Paris, musée Carnavalet - Corbillards du pauvre et du riche, estampe de Victor-Jean Adam (1801-1866)
Le décret impérial du 18 mai 1806 concernant le service dans les églises et les convois funèbres traduit la volonté gouvernementale de mettre en place une politique funéraire digne de ce nom. Elle affiche son souci de tendre vers une forme d’égalité devant la mort, de démocratisation, même si le faste des convois dépend toujours de la fortune de chacun. Les municipalités reçoivent délégation pour réglementer le transport des défunts.
Celle de Moulins prend la décision, au cours de l’hiver 1831*, de le confier à un service de corbillard. La raison principale en est l’ouverture du cimetière de la rue de Paris en mai 1829 à la suite de la fermeture de cimetière des Choux** le 25 avril précédent. La distance entre le nouveau lieu de sépulture et les paroisses Saint-Pierre et Saint-Nicolas où se déroulent les cérémonies religieuses complique les déplacements. L’usage d’un char funéraire s’impose alors dans l’esprit des élus dirigés par Gérard Antoine Louis de Champflour.

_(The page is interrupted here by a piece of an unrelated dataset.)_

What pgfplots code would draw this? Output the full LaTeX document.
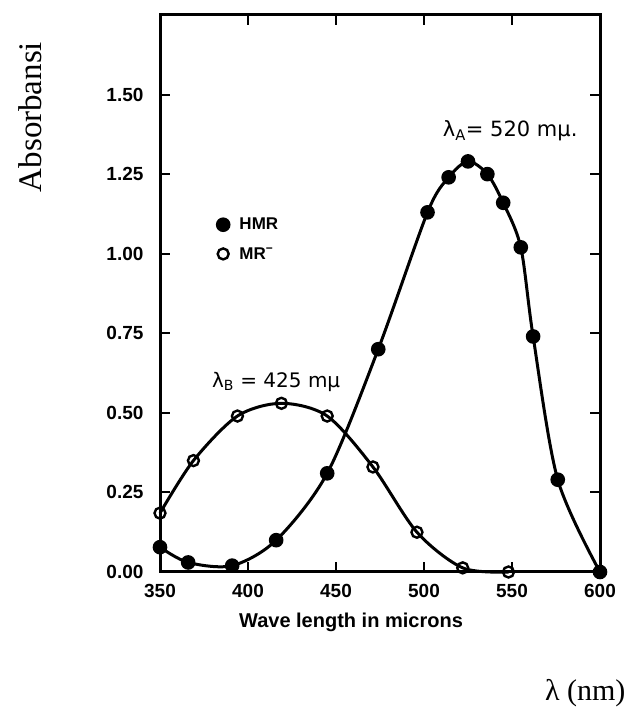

Mais la population ne l’entend pas de cette oreille. A commencer par les porteurs à bras de cercueils qui voient se profiler un manque à gagner. Une autre partie des habitants émet des réclamations virulentes notamment sur le monopole accordé à l’entreprise de corbillard qu’elle juge mauvais et injuste car il leur enlève tout choix. Pourtant, les pauvres ne courraient plus le risque de ne trouver aucun porteur à cause du prix. En effet, ce service serait gratuit pour eux leur assurant ainsi des funérailles décentes, héritage de la Révolution.
Cette levée de boucliers s’approche dangereusement de l’émeute à l’occasion d’enterrements dans le quartier des Mariniers. Cette localisation s’explique par le recrutement de porteurs généralement effectué dans les familles des mariniers. Le 24 décembre 1831, le maire et un détachement de la garde nationale escortent le convoi composé de quatre hommes, portant le corps, précédés du clergé, suivi d’un char funèbre vide entouré de piquets de dragons et de gendarmes. Des cris vifs s’élèvent au passage du pont Régemortes : à l’eau le corbillard ! malgré tout, l’ordre est maintenu jusqu’au cimetière.
L’autorité municipale comprend alors que les moyens d’inhumation reviennent aux familles et annonce avoir entendu leurs arguments. Un arrêté en ce sens est pris par le maire, mais le 31 août 1832 seulement car il a fallu attendre l’ordonnance royale du 5 août pour que l’usage du corbillard ne soit plus exclusif de tout autre. L’organisateur des obsèques est tenu de fournir des porteurs à bras à qui le souhaite au prix unique de dix francs. Quatre classes sont proposées allant de 3,86 à 4,74 francs. La gratuité pour les plus démunis est confirmée. Ainsi, les habitudes populaires ne seront pas bouleversées et l’emploi du corbillard prendra peu à peu le dessus.
Louis Delallier
*Dès mars 1829, une commission spéciale avait choisi l’adoption du corbillard comme mode de transport pour les adultes et du brancard pour les enfants (Henry Faure, Histoire de Moulins, volume 2, Crépin-Leblond, Moulins, 1900).
** Entre les rues de la Paix, du Jeu-de-Paume et des Potiers. La rue du Sommeil témoigne encore de son existence à cet endroit (voir mon article à son sujet).